Global readiness: compliance and localization

  • Country‑specific workflows
    • Localized contracts, consents, and policy acknowledgments (e.g., GDPR/DPDPA) plus regional holidays and benefits ensure legal compliance and good employee experience.
  • Data privacy and security
    • Platforms should meet SOC 2/ISO 27001, support data residency, and restrict access to sensitive PII; use role‑based permissions and audit logs for HR and IT actions.
  • Tax and regulatory nuances
    • Cross‑border operations increasingly rely on SaaS to document service‑based delivery and maintain audit readiness across jurisdictions in 2025.

Implementation blueprint (first 60–90 days)

  • Weeks 1–2: Map the journey and SLAs
    • Define time‑to‑first‑value (TTFV), completion of day‑1 access, and 30/60/90 goals; choose an HRIS with onboarding plus identity/device management.
  • Weeks 3–4: Automate HR docs and provisioning
    • Launch e‑sign, background checks, and localized forms; connect SSO/MFA; auto‑provision core apps and create a manager task list (intros, expectations).
  • Weeks 5–6: Launch learning and culture touchpoints
    • Assign role‑based learning paths; schedule cohort sessions and buddy pairings; integrate a Q&A bot for instant help and escalation.
  • Weeks 7–8: Instrument and iterate
    • Track TTFV, task completion, first‑week satisfaction, and access errors; fix bottlenecks; localize content for top hiring regions.
  • Weeks 9–12: Harden compliance and scale
    • Enable data residency where required; add audit dashboards (access, device, document trails); template 30/60/90 plans per role and region.

Metrics that matter

  • Speed and readiness: Day‑1 access success rate, TTFV, completion of onboarding tasks by week 2.
  • Experience and engagement: First‑week/first‑month CSAT, buddy/mentor interactions, cohort attendance, early attrition rate.
  • Quality and compliance: Document completeness, background check SLAs, access review accuracy, audit log coverage.
  • Operational efficiency: Manual tickets per new hire, time spent by HR/IT per onboarding, automation success rate.

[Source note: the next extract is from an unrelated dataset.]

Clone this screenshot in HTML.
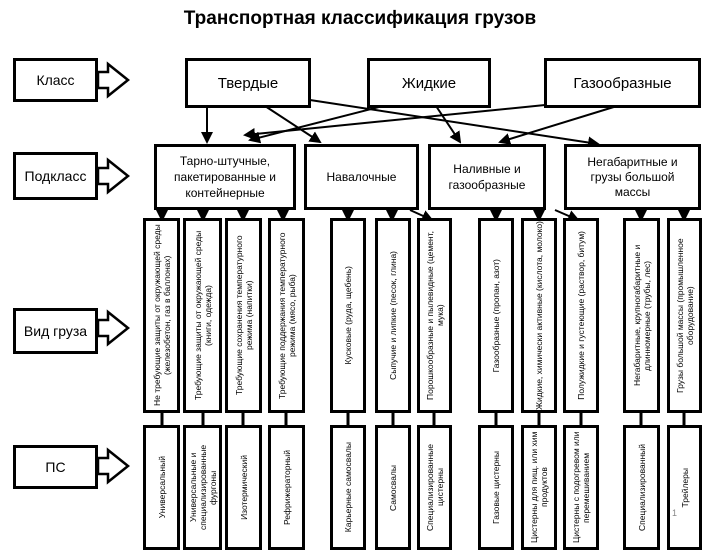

Best practices and pitfalls

  • Pair automation with human touch
    • Keep manager 1:1s, cohort intros, and buddy check‑ins; AI assists, but people create belonging and clarity.
  • Standardize, then localize
    • Use global templates for consistency, then adapt contracts, benefits, and content by country to stay compliant and relevant.
  • Secure by default
    • Enforce SSO/MFA, least‑privilege roles, device baselines, and immediate de‑provisioning; audit access changes weekly during onboarding cohorts.
  • Avoid tool sprawl
    • Integrate HRIS, identity, learning, and collaboration; keep a single checklist visible to the new hire and manager to prevent confusion.

What’s next

  • AI‑generated onboarding paths
    • Systems will assemble tailored 30/60/90 plans from role descriptions and team goals, updating content as work changes.
  • Experience analytics as a standard
    • TTFV, sentiment, and cohort analytics will guide continuous improvements and correlate onboarding quality with performance and retention.
  • Borderless IT
    • Wider adoption of DaaS and cloud access control will make day‑1 readiness consistent globally, regardless of location or device.

SaaS improves remote onboarding by unifying HR, IT, learning, and collaboration into a secure, automated, and human‑centered experience—shortening time‑to‑value, strengthening culture, and ensuring compliance for global teams in 2025.